Strengths: Uncertainty quantification is often forgotten in ML work. This seems a useful paper which allows users of such tools to also have access to the confidence of the classifier - this is something a user might use to make decisions with and so it is valid that it also should be protected from adversarial attack. I am not aware of work quite on this topic & so it has novelty. The claims (and theorems) appear to be sound. I like the empirical experiments - in particular the check to see what relationship exists between the softmax confidence score and the radius.

Weaknesses: I can't see serious weaknesses. Maybe application to another dataset? Also could this be applied to other classifiers (not DNNs?)

Correctness: I'm not very confident - but I think they are.

Clarity: I also like the number of examples used throughout. It is clear prose. The mathematically lemmas are accompanied by coherent proofs.

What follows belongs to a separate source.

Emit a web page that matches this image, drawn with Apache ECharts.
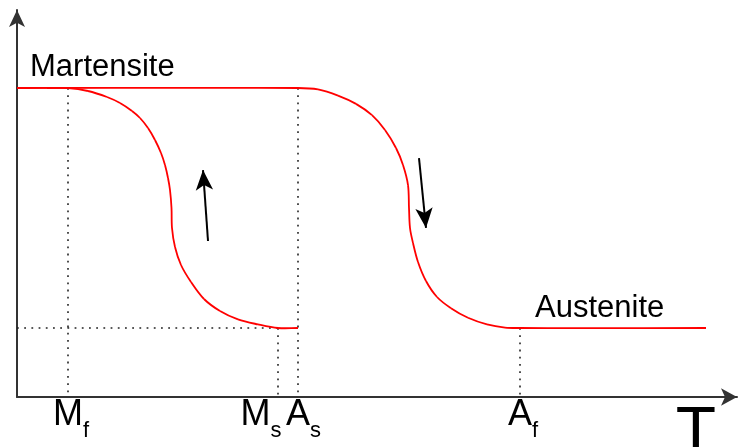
<!DOCTYPE html>
<html>
<head>
<meta charset="utf-8">
<script src="https://cdn.jsdelivr.net/npm/echarts@6/dist/echarts.min.js"></script>
<style>
html,body{margin:0;padding:0;background:#fff;}
#chart{width:739px;height:447px;}
</style>
</head>
<body>
<div id="chart"></div>
<script>
// ---- data (temperature in arbitrary units, y = martensite fraction) ----
const tickValues = [51, 261, 281, 503];          // Mf, Ms, As, Af
const tickMain   = ['M', 'M', 'A', 'A'];
const tickSub    = ['f', 's', 's', 'f'];

// heating branch: martensite -> austenite (with plateau lines)
const heatT = [0, 281, 301, 321, 339, 355, 368, 379, 386, 391, 392, 393, 396, 401, 409, 420, 434, 451, 470, 488, 503, 689];
const heatM = [1, 1, 0.9938, 0.9683, 0.9338, 0.8867, 0.825, 0.75, 0.6792, 0.5958, 0.5, 0.4167, 0.3542, 0.275, 0.1958, 0.1292, 0.0825, 0.0425, 0.015, 0.0017, 0, 0];

// cooling branch: austenite -> martensite
const coolT = [30, 51, 71, 90, 103, 115, 123, 131, 138, 144, 148, 151, 153, 154.5, 155, 158, 164, 174, 187, 203, 221, 241, 261, 281];
const coolM = [1, 1, 0.9875, 0.9625, 0.9375, 0.9042, 0.875, 0.8333, 0.7833, 0.7292, 0.6792, 0.625, 0.575, 0.5, 0.4167, 0.3375, 0.2625, 0.1917, 0.1208, 0.0708, 0.0358, 0.015, 0, 0];

// direction arrows [fromT, fromM, toT, toM]
const arrowCool = [191, 0.3625, 186, 0.658];
const arrowHeat = [402, 0.708, 409, 0.417];

const phaseLabels = ['Martensite', 'Austenite'];
const axisName = 'T';

const xMin = 0, xMax = 720;
const yMin = -0.2875, yMax = 1.325;

const FONT = 'Liberation Sans, Arial, sans-serif';

const guideStyle = { color: '#222', width: 1.6, type: [1.8, 5.4] };
function guide(points) {
  return { type: 'line', data: points, symbol: 'none', silent: true,
           lineStyle: guideStyle, z: 1, animation: false };
}

// smooth curve through the data points, mapped with the axes' scales
function curveSeries(ts, ms) {
  return {
    type: 'custom', z: 3, silent: true,
    data: [0],
    renderItem: function (params, api) {
      const p = ts.map((t, i) => api.coord([t, ms[i]]));
      const n = p.length;
      const tan = p.map((pt, i) => {
        const a = p[Math.max(0, i - 1)], b = p[Math.min(n - 1, i + 1)];
        const dx = b[0] - a[0], dy = b[1] - a[1];
        const L = Math.hypot(dx, dy) || 1;
        return [dx / L, dy / L];
      });
      const children = [];
      for (let i = 0; i < n - 1; i++) {
        const d = Math.hypot(p[i + 1][0] - p[i][0], p[i + 1][1] - p[i][1]) / 3;
        children.push({
          type: 'bezierCurve',
          shape: {
            x1: p[i][0], y1: p[i][1],
            cpx1: p[i][0] + tan[i][0] * d, cpy1: p[i][1] + tan[i][1] * d,
            cpx2: p[i + 1][0] - tan[i + 1][0] * d, cpy2: p[i + 1][1] - tan[i + 1][1] * d,
            x2: p[i + 1][0], y2: p[i + 1][1]
          },
          style: { stroke: '#ff0000', lineWidth: 1.8, fill: null }
        });
      }
      return { type: 'group', children: children };
    }
  };
}

const rich = {
  m: { fontSize: 36, fontFamily: FONT, color: '#000', lineHeight: 36 },
  s: { fontSize: 22, fontFamily: FONT, color: '#000', lineHeight: 36, padding: [32, 0, 0, 0] },
  l0: { width: 6 }, l1: { width: 0 }, l2: { width: 11 }, l3: { width: 6 },
  t0: { width: 0 }, t1: { width: 34 }, t2: { width: 0 }, t3: { width: 0 }
};

const option = {
  animation: false,
  grid: { left: 17, right: 2, top: 10, bottom: 50, containLabel: false, outerBoundsMode: 'none' },
  xAxis: {
    type: 'value', min: xMin, max: xMax,
    name: axisName, nameLocation: 'end', nameGap: -41,
    nameTextStyle: { fontSize: 66, fontFamily: FONT, color: '#000', align: 'center', verticalAlign: 'top',
                     lineHeight: 66, padding: [5, 0, 0, 0] },
    axisLine: { show: true, onZero: false, lineStyle: { color: '#333', width: 2 },
                symbol: ['none', 'arrow'], symbolSize: [13, 16] },
    axisTick: { show: false },
    splitLine: { show: false },
    axisLabel: {
      show: true, customValues: tickValues, margin: 0, verticalAlign: 'top',
      formatter: (v) => {
        const i = tickValues.indexOf(v);
        if (i < 0) return '';
        return '{l' + i + '|}{m|' + tickMain[i] + '}{s|' + tickSub[i] + '}{t' + i + '|}';
      },
      rich: rich
    }
  },
  yAxis: {
    type: 'value', min: yMin, max: yMax,
    axisLine: { show: true, onZero: false, lineStyle: { color: '#333', width: 2 },
                symbol: ['none', 'arrow'], symbolSize: [12, 17] },
    axisTick: { show: false },
    splitLine: { show: false },
    axisLabel: { show: false }
  },
  graphic: [
    { type: 'text', left: 30, top: 52, style: { text: phaseLabels[0], font: '31px ' + FONT, fill: '#000' } },
    { type: 'text', left: 535, top: 293, style: { text: phaseLabels[1], font: '31px ' + FONT, fill: '#000' } }
  ],
  series: [
    guide([[tickValues[0], 1], [tickValues[0], yMin]]),
    guide([[tickValues[1], 0], [tickValues[1], yMin]]),
    guide([[tickValues[2], 1], [tickValues[2], yMin]]),
    guide([[tickValues[3], 0], [tickValues[3], yMin]]),
    guide([[xMin, 0], [tickValues[1], 0]]),
    curveSeries(heatT, heatM),
    curveSeries(coolT, coolM),
    { type: 'line', data: [], symbol: 'none',
      markLine: {
        silent: true, animation: false,
        symbol: ['none', 'arrow'], symbolSize: [13, 20],
        lineStyle: { color: '#000', width: 2, type: 'solid' },
        label: { show: false },
        data: [
          [{ coord: [arrowCool[0], arrowCool[1]] }, { coord: [arrowCool[2], arrowCool[3]] }],
          [{ coord: [arrowHeat[0], arrowHeat[1]] }, { coord: [arrowHeat[2], arrowHeat[3]] }]
        ]
      } }
  ]
};

const chart = echarts.init(document.getElementById('chart'), null, { renderer: 'canvas' });
chart.setOption(option);
</script>
</body>
</html>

Relation to Prior Work: It seems to discuss the field sufficiently to place itself as a novel contribution. There is some work by Kathrin Grosse (e.g. "The Limitations of Model Uncertainty in Adversarial Settings") that concerns itself with uncertainty I think?

Reproducibility: Yes

Additional Feedback: line 80: typo "withing" -> with in it might be nice for the figure numbers to be in the order of the text? line 193: The equations surely should be mu_X and mu_Y in the ratios. ===Having read the other reviews and feedback=== I have low confidence in this area. However, for me the two main issues are now: 1) The need for an additional experiment (as suggested by the other reviewers). 2) There seems to be literature that has been missed by the authors (e.g. that mentioned by reviewers 1 & 3. including Salman et al...) However: I feel that these can be added as requirements for the changes after submission, for the camera ready version however, so I'm happy to leave my score the same.